Die Einwechslung von Niclas Füllkrug verdeutlichte außerdem erneut, wie Deutschland verschiedene Elemente in ihrem Angriffsspiel bedienen kann. Der Dortmunder Stürmer konnte dem Team noch mehr Strafraumpräsenz insbesondere bei hohen Hereingaben verleihen.

Niclas Füllkrug (r.) traf direkt nach seiner Einwechslung.

Es bleibt jedoch abzuwarten, inwiefern der deutsche Angriff ihre Stärken auch gegen noch tiefer stehende Gegner bei der EM zur Geltung bringen kann. Möglicherweise kommen hierbei dann auch Elemente wie das Flankenspiel, welches in der zweiten Hälfte Andeutungen fand, noch mehr zum Tragen.

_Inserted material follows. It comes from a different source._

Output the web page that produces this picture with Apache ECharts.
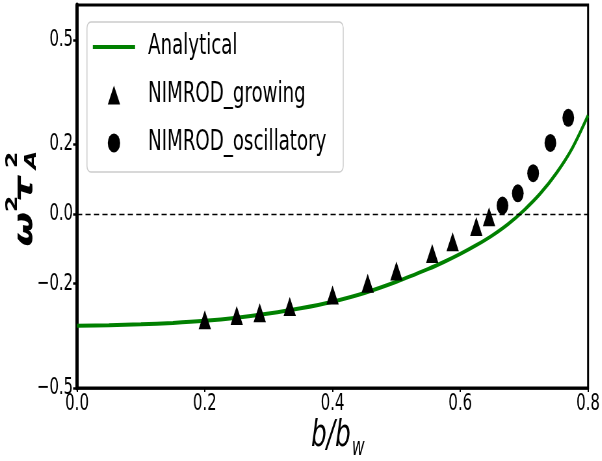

Hier die Nachricht – hier der Sidekick bzw. das Abseitige

Allein auf die Qualitäten von Toni Kroos sollte und wird sich die Nagelsmann-Elf in den kommenden Spielen nicht verlassen. Schottland konnte im Eröffnungsspiel aufzeigen, wie man gegen dieses deutsche Team besser nicht spielen sollte. Dies lässt vermuten, dass bereits der kommende Gegner Ungarn eine andere Strategie verfolgen wird. Eine erneute Probe für die Nationalelf, die dann ihr variables Angriffsspiel gepaart mit frisch getanktem Selbstbewusstsein erneut unter Beweis stellen darf.